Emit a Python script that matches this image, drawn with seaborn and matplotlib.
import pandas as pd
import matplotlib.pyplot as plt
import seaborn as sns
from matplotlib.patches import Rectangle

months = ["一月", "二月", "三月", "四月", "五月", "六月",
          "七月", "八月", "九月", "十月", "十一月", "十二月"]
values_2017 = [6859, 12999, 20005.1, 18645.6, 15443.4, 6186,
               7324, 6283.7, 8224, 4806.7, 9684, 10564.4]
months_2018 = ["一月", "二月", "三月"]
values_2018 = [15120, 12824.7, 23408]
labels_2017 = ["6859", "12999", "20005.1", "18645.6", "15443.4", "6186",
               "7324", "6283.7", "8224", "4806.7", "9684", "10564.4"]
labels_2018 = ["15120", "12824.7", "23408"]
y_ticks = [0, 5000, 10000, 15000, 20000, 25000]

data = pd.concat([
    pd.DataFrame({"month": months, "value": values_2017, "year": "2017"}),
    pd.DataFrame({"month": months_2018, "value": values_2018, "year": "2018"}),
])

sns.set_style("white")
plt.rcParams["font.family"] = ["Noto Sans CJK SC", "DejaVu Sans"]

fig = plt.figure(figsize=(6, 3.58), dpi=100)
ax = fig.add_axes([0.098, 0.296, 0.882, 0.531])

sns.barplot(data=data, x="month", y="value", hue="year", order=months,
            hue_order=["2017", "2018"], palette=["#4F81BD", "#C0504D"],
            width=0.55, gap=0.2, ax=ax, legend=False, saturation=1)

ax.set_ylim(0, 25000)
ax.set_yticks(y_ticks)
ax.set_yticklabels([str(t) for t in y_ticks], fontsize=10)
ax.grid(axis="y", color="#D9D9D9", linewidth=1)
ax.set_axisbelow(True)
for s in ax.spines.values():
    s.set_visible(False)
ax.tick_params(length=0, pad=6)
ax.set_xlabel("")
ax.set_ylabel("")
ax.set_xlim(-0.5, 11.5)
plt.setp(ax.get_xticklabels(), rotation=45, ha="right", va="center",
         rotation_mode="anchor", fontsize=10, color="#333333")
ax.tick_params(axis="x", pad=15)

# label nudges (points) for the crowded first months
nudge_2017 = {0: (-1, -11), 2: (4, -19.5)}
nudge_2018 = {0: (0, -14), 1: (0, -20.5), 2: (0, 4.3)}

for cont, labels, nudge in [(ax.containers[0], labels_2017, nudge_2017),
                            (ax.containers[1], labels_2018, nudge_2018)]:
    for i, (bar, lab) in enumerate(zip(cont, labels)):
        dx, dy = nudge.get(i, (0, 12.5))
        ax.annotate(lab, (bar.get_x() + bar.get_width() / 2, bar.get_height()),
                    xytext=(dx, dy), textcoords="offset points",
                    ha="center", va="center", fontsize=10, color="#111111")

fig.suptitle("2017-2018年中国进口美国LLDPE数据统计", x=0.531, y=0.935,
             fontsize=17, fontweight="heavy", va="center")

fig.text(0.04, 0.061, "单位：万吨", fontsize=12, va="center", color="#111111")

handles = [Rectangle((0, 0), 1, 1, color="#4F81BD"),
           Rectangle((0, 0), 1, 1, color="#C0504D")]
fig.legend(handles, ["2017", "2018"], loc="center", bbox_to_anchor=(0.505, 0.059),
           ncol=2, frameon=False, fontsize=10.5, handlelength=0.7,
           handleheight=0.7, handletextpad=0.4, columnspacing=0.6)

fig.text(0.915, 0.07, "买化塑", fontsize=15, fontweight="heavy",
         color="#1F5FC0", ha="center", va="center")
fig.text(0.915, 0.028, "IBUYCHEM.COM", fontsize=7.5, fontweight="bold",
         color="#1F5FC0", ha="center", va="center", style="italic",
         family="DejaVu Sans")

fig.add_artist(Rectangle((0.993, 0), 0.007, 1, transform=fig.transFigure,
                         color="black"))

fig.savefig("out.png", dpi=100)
==
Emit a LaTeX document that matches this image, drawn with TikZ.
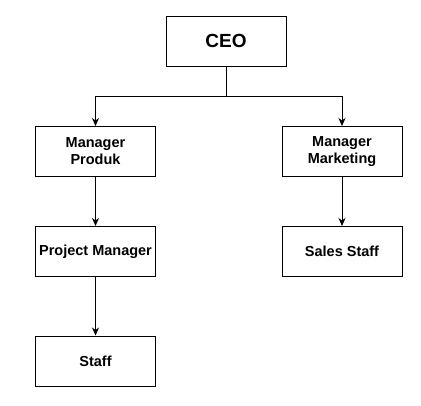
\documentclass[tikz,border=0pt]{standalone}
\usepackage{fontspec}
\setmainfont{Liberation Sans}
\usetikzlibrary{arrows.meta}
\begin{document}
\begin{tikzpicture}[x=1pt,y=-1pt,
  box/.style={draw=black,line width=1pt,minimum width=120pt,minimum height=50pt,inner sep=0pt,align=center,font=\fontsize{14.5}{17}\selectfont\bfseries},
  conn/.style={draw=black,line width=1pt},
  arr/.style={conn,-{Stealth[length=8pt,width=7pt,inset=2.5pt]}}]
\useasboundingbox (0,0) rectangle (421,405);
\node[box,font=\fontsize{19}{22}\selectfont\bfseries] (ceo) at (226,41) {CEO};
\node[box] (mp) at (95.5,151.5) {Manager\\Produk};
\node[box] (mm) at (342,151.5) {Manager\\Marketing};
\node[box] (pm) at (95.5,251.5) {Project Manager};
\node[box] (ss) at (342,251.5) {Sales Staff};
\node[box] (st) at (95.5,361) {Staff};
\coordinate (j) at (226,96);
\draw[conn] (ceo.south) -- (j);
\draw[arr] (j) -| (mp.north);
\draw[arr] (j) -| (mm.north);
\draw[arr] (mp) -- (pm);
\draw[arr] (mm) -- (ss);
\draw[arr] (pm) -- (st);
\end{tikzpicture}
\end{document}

> What you will do
Where a line holds "seaborn", copy it out.

> Problem solution
Emit a Python script that matches this image, drawn with seaborn and matplotlib.
import seaborn as sns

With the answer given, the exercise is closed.